Guard your heart

Guard your heart

And the peace of God, which surpasses all understanding, will guard your hearts and your minds in Christ JesusPhilippians 4:7

Occasionally a question keeps lingering in the back of your head, when you tried but didn’t find a satisfying solution. You move on to other things and forget you even asked. Until, some day, you read something, or hear something, and suddenly you realize: “Aha! Now the pieces are falling together, the picture becomes clear.”

That happened to me. A few years ago, the phrase “guard your heart” came to mind, impressing its importance to me, although I didn’t quite know why or what it meant. I talked about it with good friends, but never really came to a satisfying conclusion, and so it slid to the back of my mind.

The phrase comes from Proverbs 4:23. The verses afterward seem to indicate that it’s about keeping your behaviour and thoughts “pure”. Don’t concern yourself with “worldly” things. But when I searched for the meaning of ‘guard your heart’, I wondered also if it might mean some form of self-protection. I identified with the girl from Song of Songs 1:6, who wrote: My mother’s sons were angry with me; they made me keeper of the vineyards, but my own vineyard I have not kept! I figured that the vineyard could be symbolizing my heart. Where I had been mainly concerned about what “other people” thought important, I now wanted to focus more on my own soul.

Recently, these words ‘guard my heart’ resurfaced, when a friend sent me a piece from a book, containing a beautiful poem from the Eastern tradition:

The Woodcarver

Khing, the master carver, made a bell stand
Of precious wood. When it was finished,
All who saw it were astounded. They said it must be
The work of spirits.
The Prince of Lu said to the master carver:
“What is your secret?”

Khing replied: “I am only a workman:
I have no secret. There is only this:
When I began to think about the work you commanded
I guarded my spirit, did not expend it
On trifles, that were not to the point.
I fasted in order to set
My heart at rest.


After three days fasting,
I had forgotten gain and success.
After five days
I had forgotten praise or criticism.
After seven days
I had forgotten my body
With all its limbs.

“By this time all thought of your Highness
And of the court had faded away.
All that might distract me from the work
Had vanished.
I was collected in the single thought
Of the bell stand.

“Then I went to the forest
To see the trees in their own natural state.
When the right tree appeared before my eyes,
The bell stand also appeared in it, clearly, beyond doubt.
All I had to do was to put forth my hand
and begin.

“If I had not met this particular tree
There would have been
No bell stand at all.

“What happened?
My own collected thought
Encountered the hidden potential in the wood;
From this live encounter came the work
Which you ascribe to the spirits.”

Chuang Tzu

When I read the phrase “I guarded my spirit, did not expend it on trifles” I immediately sat up straight! Eureka! That was it! This process of becoming quiet in order to create is very recognizable. First one must get rid of all the stress and fear and uncertainty, basically everything that distracts, only then can you be free to explore and develop. No, I do not have the habit of fasting for a week, but I too have my rituals to find stillness and focus.
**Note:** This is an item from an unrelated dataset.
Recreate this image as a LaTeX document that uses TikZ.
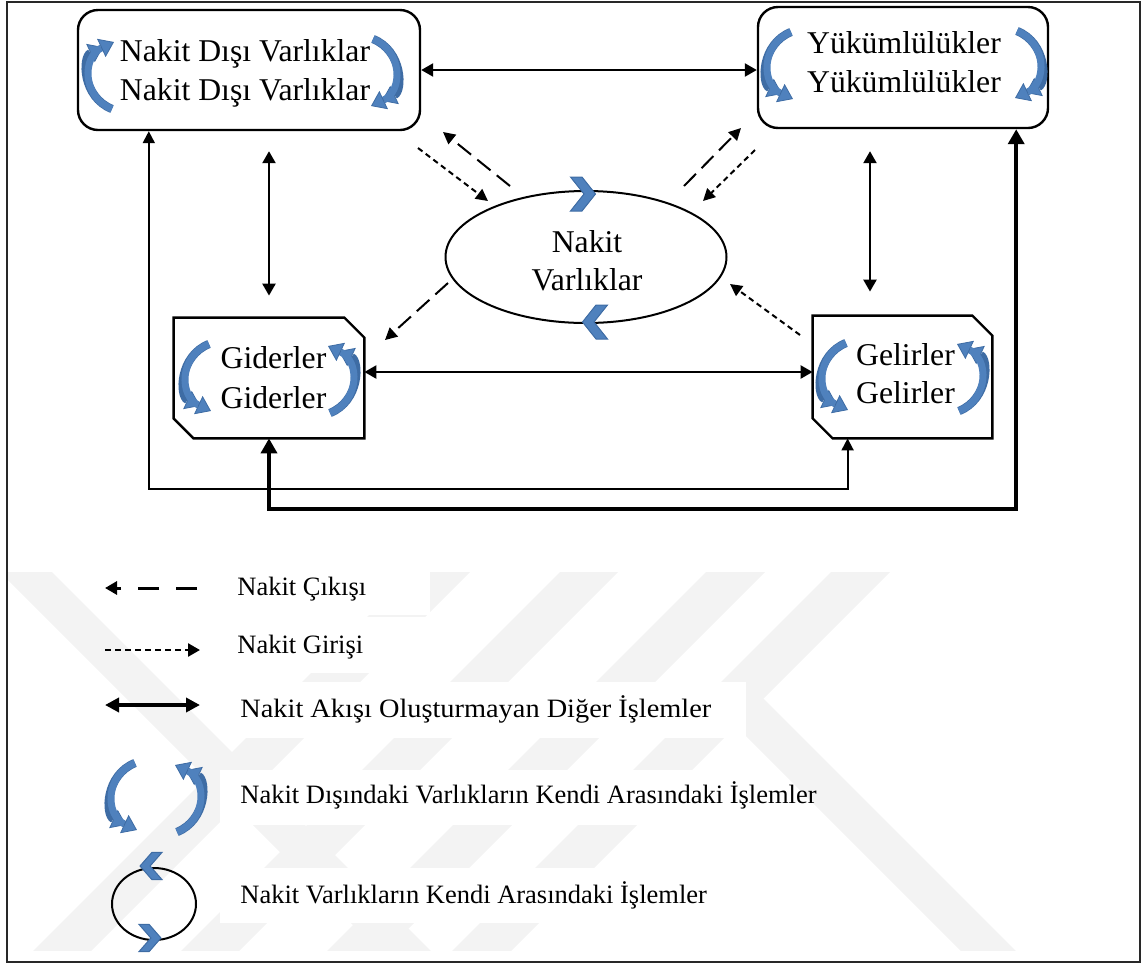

The best thing about the imagery in this poem is that the heart is no longer something passive, not something to be left unsullied, not a vineyard where thieves and weeds are unwelcome, but a lively spirit, ready to go in all directions, that you can gently protect, focus and direct so that it can come to a real encounter.

It is a well-known poem, there are several blogs on the internet that use it as illustration. I found it in Chapter 6 of: A Hidden Wholeness by Parker J. Palmer, where he explains how one can use a poem or painting as a conversation starter. A piece of art helps discuss deeper things without any fixed direction, because everyone sees or hears something different in it. Just as I see in my own life now, because “guard your heart” has already acquired three different meanings over time. Perhaps there are more that I will discover later, but I already like these, and enjoy how they complement each other.

Finally, let me end with the bible verse I put above: “The peace of God will guard your hearts in Christ Jesus”. The woodcarver chose a path of asceticism to find stillness, and I have some experience with that myself, but my spirit thrives especially under kindness. It’s God’s peace that helps to guard my heart.